THE INPUT |
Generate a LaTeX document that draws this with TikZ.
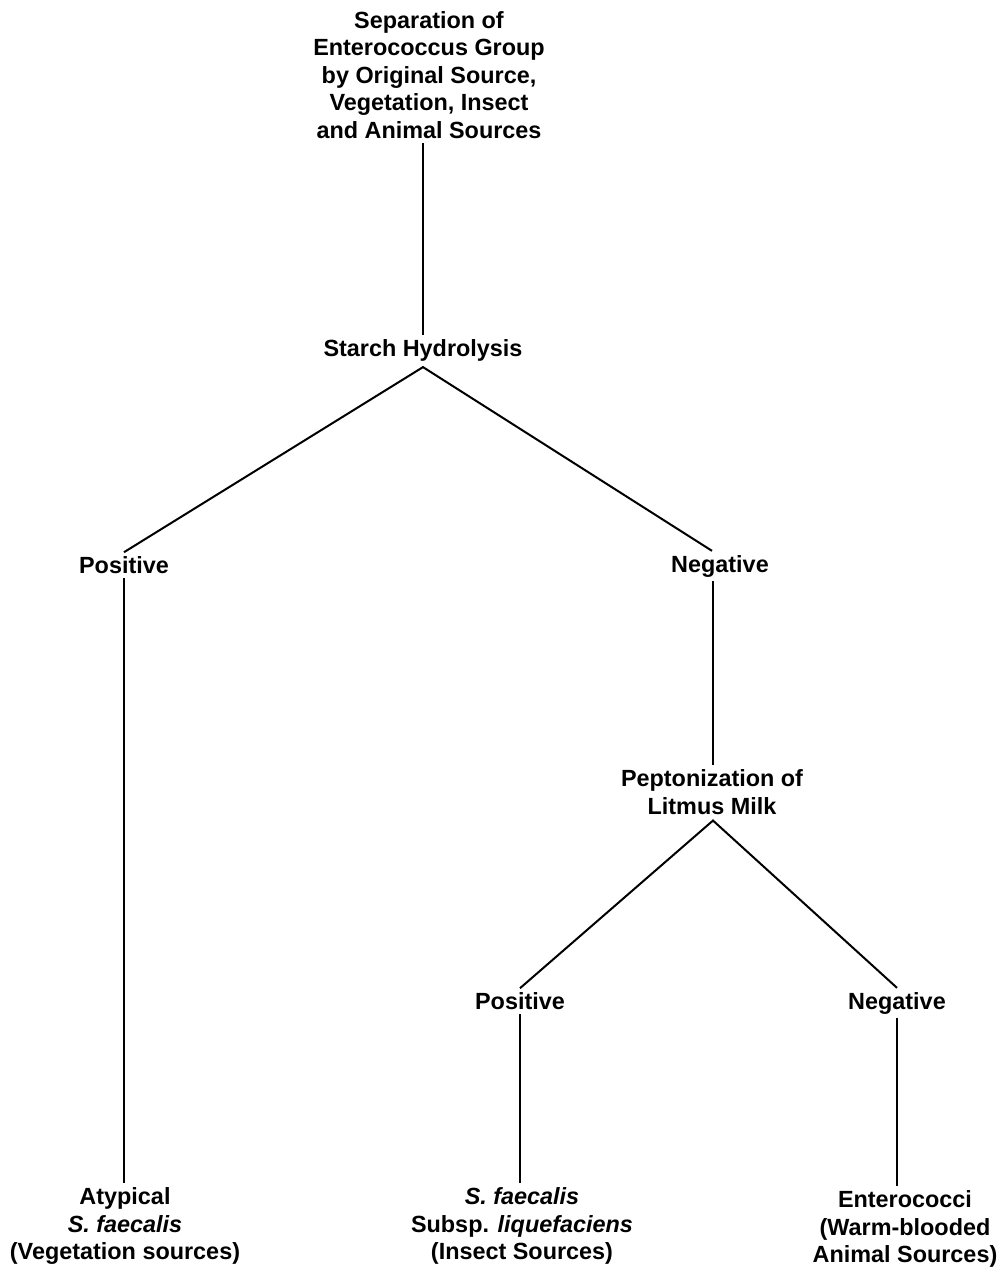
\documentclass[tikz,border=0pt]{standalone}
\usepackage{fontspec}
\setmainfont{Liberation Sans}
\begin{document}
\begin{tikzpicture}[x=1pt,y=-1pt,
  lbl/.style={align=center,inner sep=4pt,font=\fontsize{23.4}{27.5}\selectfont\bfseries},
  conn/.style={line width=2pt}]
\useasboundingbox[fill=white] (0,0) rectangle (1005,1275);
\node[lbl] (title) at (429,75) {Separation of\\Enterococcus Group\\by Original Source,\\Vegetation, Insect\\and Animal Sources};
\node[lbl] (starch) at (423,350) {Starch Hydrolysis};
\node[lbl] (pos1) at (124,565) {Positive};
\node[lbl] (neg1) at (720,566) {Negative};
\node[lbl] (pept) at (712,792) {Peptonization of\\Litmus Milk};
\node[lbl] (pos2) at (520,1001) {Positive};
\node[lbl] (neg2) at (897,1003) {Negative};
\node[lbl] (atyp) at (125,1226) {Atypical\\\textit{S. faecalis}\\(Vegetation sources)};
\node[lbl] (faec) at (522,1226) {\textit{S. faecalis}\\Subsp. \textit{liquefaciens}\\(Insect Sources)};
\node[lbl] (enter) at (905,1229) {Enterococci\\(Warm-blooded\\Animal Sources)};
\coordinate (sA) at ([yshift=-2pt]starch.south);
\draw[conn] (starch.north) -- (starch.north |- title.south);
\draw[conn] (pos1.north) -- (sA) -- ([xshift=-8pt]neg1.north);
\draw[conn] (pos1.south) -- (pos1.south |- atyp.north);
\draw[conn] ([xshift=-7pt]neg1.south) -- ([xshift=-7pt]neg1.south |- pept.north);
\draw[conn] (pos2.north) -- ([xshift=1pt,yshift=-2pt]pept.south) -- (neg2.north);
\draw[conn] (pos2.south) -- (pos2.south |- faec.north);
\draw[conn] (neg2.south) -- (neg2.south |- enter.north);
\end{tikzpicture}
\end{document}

* * *

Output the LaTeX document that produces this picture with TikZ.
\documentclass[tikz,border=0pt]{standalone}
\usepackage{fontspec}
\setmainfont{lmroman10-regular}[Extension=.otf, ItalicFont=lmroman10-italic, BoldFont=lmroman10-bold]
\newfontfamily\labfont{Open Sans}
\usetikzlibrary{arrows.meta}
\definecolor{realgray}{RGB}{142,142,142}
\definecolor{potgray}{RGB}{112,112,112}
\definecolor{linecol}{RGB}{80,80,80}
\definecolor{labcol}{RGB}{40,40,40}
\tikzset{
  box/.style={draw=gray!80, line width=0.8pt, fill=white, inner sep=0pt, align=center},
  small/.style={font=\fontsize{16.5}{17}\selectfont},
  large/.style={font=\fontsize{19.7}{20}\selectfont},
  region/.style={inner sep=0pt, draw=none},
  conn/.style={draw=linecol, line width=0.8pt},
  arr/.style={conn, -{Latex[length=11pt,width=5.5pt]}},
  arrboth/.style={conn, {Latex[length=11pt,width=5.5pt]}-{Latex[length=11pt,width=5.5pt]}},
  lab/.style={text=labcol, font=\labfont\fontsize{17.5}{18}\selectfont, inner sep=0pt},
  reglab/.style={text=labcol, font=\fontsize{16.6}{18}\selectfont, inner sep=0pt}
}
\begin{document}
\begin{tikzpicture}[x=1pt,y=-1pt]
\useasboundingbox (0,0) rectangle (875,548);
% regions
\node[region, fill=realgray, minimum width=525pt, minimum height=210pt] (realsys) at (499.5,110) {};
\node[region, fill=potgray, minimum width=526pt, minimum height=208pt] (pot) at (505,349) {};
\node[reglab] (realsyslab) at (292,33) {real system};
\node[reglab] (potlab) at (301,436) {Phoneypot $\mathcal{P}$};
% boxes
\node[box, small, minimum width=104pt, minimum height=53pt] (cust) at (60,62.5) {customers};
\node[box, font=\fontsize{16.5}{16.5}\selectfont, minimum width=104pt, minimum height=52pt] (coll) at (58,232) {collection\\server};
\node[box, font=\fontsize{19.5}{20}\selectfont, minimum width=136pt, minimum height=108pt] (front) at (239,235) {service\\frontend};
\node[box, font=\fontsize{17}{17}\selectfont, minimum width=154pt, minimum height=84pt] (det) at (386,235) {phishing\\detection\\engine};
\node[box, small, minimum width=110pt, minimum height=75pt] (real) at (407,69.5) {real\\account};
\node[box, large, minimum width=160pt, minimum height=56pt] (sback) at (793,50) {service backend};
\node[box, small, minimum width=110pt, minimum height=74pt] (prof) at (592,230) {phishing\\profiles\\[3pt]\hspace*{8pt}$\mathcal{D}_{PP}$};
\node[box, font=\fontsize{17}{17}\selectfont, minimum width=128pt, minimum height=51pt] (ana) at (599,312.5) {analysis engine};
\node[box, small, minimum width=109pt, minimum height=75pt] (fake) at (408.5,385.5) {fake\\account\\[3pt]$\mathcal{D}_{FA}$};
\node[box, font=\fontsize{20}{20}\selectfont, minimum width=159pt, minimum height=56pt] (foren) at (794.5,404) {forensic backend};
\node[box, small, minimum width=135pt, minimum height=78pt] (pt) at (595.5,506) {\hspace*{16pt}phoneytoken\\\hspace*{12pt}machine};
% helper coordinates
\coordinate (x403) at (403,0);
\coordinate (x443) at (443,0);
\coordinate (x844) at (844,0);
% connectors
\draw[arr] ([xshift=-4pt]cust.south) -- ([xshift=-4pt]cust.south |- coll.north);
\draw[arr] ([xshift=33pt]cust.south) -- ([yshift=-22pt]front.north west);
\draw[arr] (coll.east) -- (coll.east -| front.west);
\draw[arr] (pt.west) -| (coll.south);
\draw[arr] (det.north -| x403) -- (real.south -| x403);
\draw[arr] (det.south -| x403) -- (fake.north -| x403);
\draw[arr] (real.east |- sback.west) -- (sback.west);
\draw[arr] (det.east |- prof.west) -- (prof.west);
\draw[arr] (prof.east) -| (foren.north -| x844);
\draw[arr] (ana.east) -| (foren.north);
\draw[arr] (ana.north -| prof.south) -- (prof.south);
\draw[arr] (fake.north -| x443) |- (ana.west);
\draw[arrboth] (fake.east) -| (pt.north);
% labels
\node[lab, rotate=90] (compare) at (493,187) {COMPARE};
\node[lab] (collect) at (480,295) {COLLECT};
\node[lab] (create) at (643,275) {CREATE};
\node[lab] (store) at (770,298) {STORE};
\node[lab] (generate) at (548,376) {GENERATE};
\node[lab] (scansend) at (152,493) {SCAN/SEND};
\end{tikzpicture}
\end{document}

CHALLENGE | List all lines in the material containing the string "this".

SOLUTION |
Generate a LaTeX document that draws this with TikZ.
Output the LaTeX document that produces this picture with TikZ.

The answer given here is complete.